■ **Exercise goal**
Starting at the top of the listing, extract every line up to and including the one with "import pandas as pd". Pictures stay out of the copy.

■ **Collected material**
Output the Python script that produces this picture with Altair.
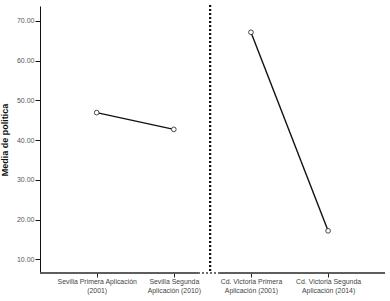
import altair as alt
import pandas as pd

categories = [
    "Sevilla Primera Aplicación\n(2001)",
    "Sevilla Segunda\nAplicación (2010)",
    "Cd. Victoria Primera\nAplicación (2001)",
    "Cd. Victoria Segunda\nAplicación (2014)",
]
groups = ["Sevilla", "Sevilla", "Cd. Victoria", "Cd. Victoria"]
positions = [1, 2, 3, 4]
media = [46.9, 42.7, 67.1, 17.2]
y_ticks = [10, 20, 30, 40, 50, 60, 70]

df = pd.DataFrame({"pos": positions, "cat": categories, "grupo": groups, "media": media})

W, H = 345, 267
FONT = "Liberation Sans"

# label expression mapping position -> two-line label
expr = "''"
for p, c in reversed(list(zip(positions, categories))):
    parts = c.split("\n")
    arr = "[" + ",".join("'" + s + "'" for s in parts) + "]"
    expr = f"datum.value == {p} ? {arr} : ({expr})"

xscale = alt.Scale(domain=[0.265, 4.738], nice=False, zero=False)
yscale = alt.Scale(domain=[6.6, 73.7], nice=False, zero=False)

xenc = alt.X("pos:Q", scale=xscale, axis=alt.Axis(
    values=positions, labelExpr=expr, grid=False, domain=False, title=None,
    tickSize=4, tickColor="#222", labelFont=FONT, labelFontSize=6.9,
    labelColor="#444", labelLineHeight=8.5, labelPadding=1.5, labelFlush=False))
yenc = alt.Y("media:Q", scale=yscale, axis=alt.Axis(
    values=y_ticks, format=".2f", grid=False, title="Media de politica",
    tickSize=5, tickColor="#111", domainColor="#111", labelFont=FONT,
    labelFontSize=7, labelColor="#555", labelPadding=1, titleFont=FONT,
    titleFontSize=9, titleFontWeight="bold", titleColor="#111", titlePadding=7))

base = alt.Chart(df)

line = base.mark_line(color="#111", strokeWidth=1.4).encode(x=xenc, y=yenc, detail="grupo:N")
pts = base.mark_point(shape="circle", size=22, fill="white", filled=False, opacity=1,
                      stroke="#333", strokeWidth=0.9).encode(x=xenc, y=yenc)

sep = base.mark_rule(color="#111", strokeWidth=2, strokeDash=[2, 2]).encode(
    x=alt.datum(2.47), y=alt.value(-1), y2=alt.value(H))
ax1 = base.mark_rule(color="#555", strokeWidth=1.2).encode(
    x=alt.value(0), x2=alt.value(158), y=alt.value(H))
ax2 = base.mark_rule(color="#555", strokeWidth=1.2).encode(
    x=alt.value(180), x2=alt.value(W), y=alt.value(H))
ax3 = base.mark_rule(color="#666", strokeWidth=1.2, strokeDash=[2, 2]).encode(
    x=alt.value(158), x2=alt.value(180), y=alt.value(H))

chart = alt.layer(sep, ax1, ax2, ax3, line, pts).properties(
    width=W, height=H,
    autosize=alt.AutoSizeParams(type="none"),
    padding={"left": 40, "top": 6, "right": 5, "bottom": 28},
    background="white",
).configure_view(stroke=None)

chart.save("out.html", embed_options={"renderer": "svg", "actions": False})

■ **Solution for this exercise**
Output the Python script that produces this picture with Altair.
import altair as alt
import pandas as pd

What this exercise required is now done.